Recently, I was talking with a friend and we were just talking about how different everything felt post-grad. The way that we felt that our super weird university years changed us.
“Let’s just pretend I didn’t exist before USC,” she said when we reflected on who we were in those pre-college years.
I nodded a bit in agreement because it’s easy to say that because we probably didn’t like how we did our hair or dressed, or the way our political and cultural views were at the time of matriculation. But I think that with the way that I have always had two new years, there’s a certain element of multiple opportunities to change for the better. (Though, because of the way the school year is structured, I have always thought of the Jewish New Year as the real new year. There’s more community with the exchanges of “shana tovah!” and “g’mar chatimah tovah!” and I always start it off in my nicest dress and heels. Whereas the calendar new year begins with a certain chill both from the hungover barista giving you the coffee and the general weather.

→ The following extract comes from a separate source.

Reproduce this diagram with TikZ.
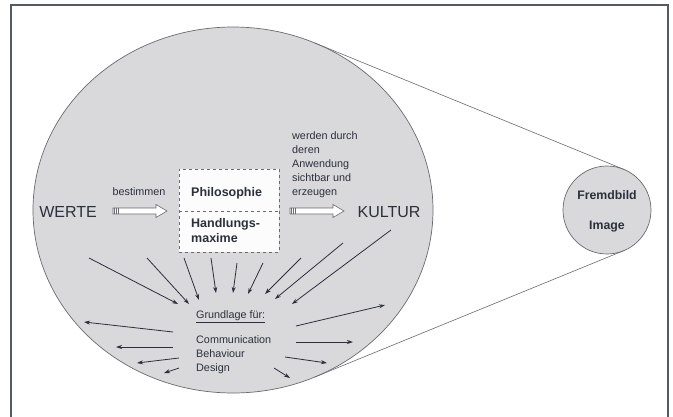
\documentclass[tikz,border=0pt]{standalone}
\usepackage{fontspec}
\setmainfont{Liberation Sans}
\usetikzlibrary{shapes.geometric,arrows.meta}
\definecolor{ink}{HTML}{2B303C}
\definecolor{shade}{HTML}{D9D9DC}
\definecolor{edge}{HTML}{6A6A70}
\begin{document}
\begin{tikzpicture}[x=1pt,y=-1pt,
  txt/.style={text=ink,inner sep=0pt,font=\fontsize{10.8}{14}\selectfont},
  bigtxt/.style={text=ink,inner sep=0pt,font=\fontsize{16}{18}\selectfont},
  boldtxt/.style={text=ink,inner sep=0pt,font=\fontsize{12.5}{15}\selectfont\bfseries},
  arr/.style={draw=ink,line width=0.8pt,-{Stealth[length=6pt,width=4pt]}},
  blockarr/.style={draw=edge,fill=white,line width=0.6pt},
  tang/.style={draw=edge,line width=0.6pt}]
\useasboundingbox (0,0) rectangle (673,416);
% frame
\draw[draw=ink!80,line width=1.4pt] (11,418) -- (11,5) -- (668,5) -- (668,418);
% tangent lines
\coordinate (t1a) at (314.6,42.9);
\coordinate (t1b) at (623.6,169.3);
\coordinate (t2a) at (314.6,377.1);
\coordinate (t2b) at (623.6,250.7);
% shapes
\node[ellipse,draw=edge,fill=shade,line width=0.7pt,minimum width=400pt,minimum height=366pt,inner sep=0pt] (big) at (233,210) {};
\node[circle,draw=edge,fill=shade,line width=0.7pt,minimum size=88pt,inner sep=0pt] (small) at (607,210) {};
\draw[tang] (t1a) -- (t1b);
\draw[tang] (t2a) -- (t2b);
% box
\node[draw=edge,dashed,fill=white!93!shade,line width=0.6pt,minimum width=100pt,minimum height=83pt,inner sep=0pt] (box) at (229,210.5) {};
\coordinate (dl) at (179,211);
\coordinate (dr) at (279,211);
\draw[draw=edge,dashed,line width=0.6pt] (dl) -- (dr);
\node[boldtxt,anchor=west] (phil) at (191,193) {Philosophie};
\node[boldtxt,anchor=north west,align=left] (hand) at (191,218) {Handlungs-\\maxime};
% texts
\node[bigtxt] (werte) at (68,212) {WERTE};
\node[bigtxt] (kultur) at (389,212) {KULTUR};
\node[txt] (best) at (139,192) {bestimmen};
\node[txt,anchor=north west,align=left] (werden) at (292,131) {werden durch\\deren\\Anwendung\\sichtbar und\\erzeugen};
\node[txt,anchor=west] (grund) at (196,317) {\underline{Grundlage für:}};
\node[txt,anchor=north west,align=left] (comm) at (196,335) {Communication\\Behaviour\\Design};
\node[boldtxt,font=\fontsize{12.3}{15}\selectfont\bfseries] (fremd) at (607,195) {Fremdbild};
\node[boldtxt,font=\fontsize{12.3}{15}\selectfont\bfseries] (image) at (607,227) {Image};
% block arrows
\foreach \x in {113,290}{
  \draw[blockarr] (\x,208) -- (\x+43,208) -- (\x+43,204.5) -- (\x+54,211) -- (\x+43,217.5) -- (\x+43,214) -- (\x,214) -- cycle;
  \foreach \d in {1.5,3.5,5.5}{\draw[draw=edge,line width=0.4pt] (\x+\d,208) -- (\x+\d,214);}
}
% converging arrows
\foreach \ax/\ay/\bx/\by [count=\i] in {89/258/178/304, 147/258/189/304, 184/258/199/300, 211/258/216/293, 237/263/233/293, 263/263/248/294, 301/258/265/294, 343/243/275/299, 391/230/292/304}{
  \coordinate (in\i s) at (\ax,\ay); \coordinate (in\i e) at (\bx,\by);
  \draw[arr] (in\i s) -- (in\i e);
}
% diverging arrows
\foreach \ax/\ay/\bx/\by [count=\i] in {173/332/84/322, 173/347/116/347, 179/358/137/363, 179/368/164/373, 296/326/385/305, 296/342/353/342, 285/357/327/363, 274/368/290/378}{
  \coordinate (out\i s) at (\ax,\ay); \coordinate (out\i e) at (\bx,\by);
  \draw[arr] (out\i s) -- (out\i e);
}
\end{tikzpicture}
\end{document}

This Rosh Hashanah, I went to two different services. One at the congregation that I have gone to since I was a child and the other that I am attending for the first time as an adult.
In the first address to the congregation, the Rabbi urged us to find holiness in the day-to-day. I interpreted it— though he may not have intended it this way whoops!— as a plea to actually implement a casual Hebrew phrase that I have heard used all the time in my Hebrew. סימו לב or “simu lev” is meant to mean something like “pay attention” but more literally translates to “put your heart into it.” I always thought it was far more elegant than the harsher-sounding English version. It encourages a more meaningful approach to work or duty.
In the address to the other congregation, the Rabbi asked that we commit ourselves to curiosity this year or actually listen to someone with an opposing view. We might learn something new–even if we disagree. A sort of welcoming the stranger. If we listen to someone, it’s a little more תיקון עולם or that Jewish value of repairing the world: Tikkun Olam. We are one step closer to understanding.
These are two different congregations with two very different audiences. But I think despite the literal differences in the text, they really have the same message. It’s really just about listening. Which is really what you’re doing when you’re reading a memoir. You’re listening to someone’s story. In the last year, I’ve read Joel Grey (from LA), Sutton Foster, Rebecca Woolf, Georgia Pritchett, Mary Laura Philpott (I gifted Bomb Shelter to my mom for mother’s day), Dolly Alderton (I wrote about Everything I Know About Love last time!), and of course, Joan Didion. In other words, I’ve done a lot of listening. It’s also just me being nosy. I love knowing more about people. I want to know the secrets (or at least the ones that they’re giving to the general public).
And, it’s because of that, that I give people Joan Didion and Marina Keegan. It’s not because I want people to read my annotations. In fact, it’s really the opposite. I talk enough for everyone else in the room. But, it’s because of סימו לב. I want people to “put their heart into it.” That’s what reading a memoir is. It’s listening. It’s that commitment to curiosity and it’s changing and it’s “I didn’t exist before USC.” It’s about learning and growing and crying in H Mart and Glatt Mart.
I gifted someone a copy of “Where I Was From” recently. I flipped through the book.
“See? See?” I said as the light in my Honda cast itself onto the pages. “I think you’ll love it. This is my favorite part. I really want you to pay attention here.”
So, I guess my challenge for the new year to you? Gift more memoirs and סימו לב. Put your heart into it.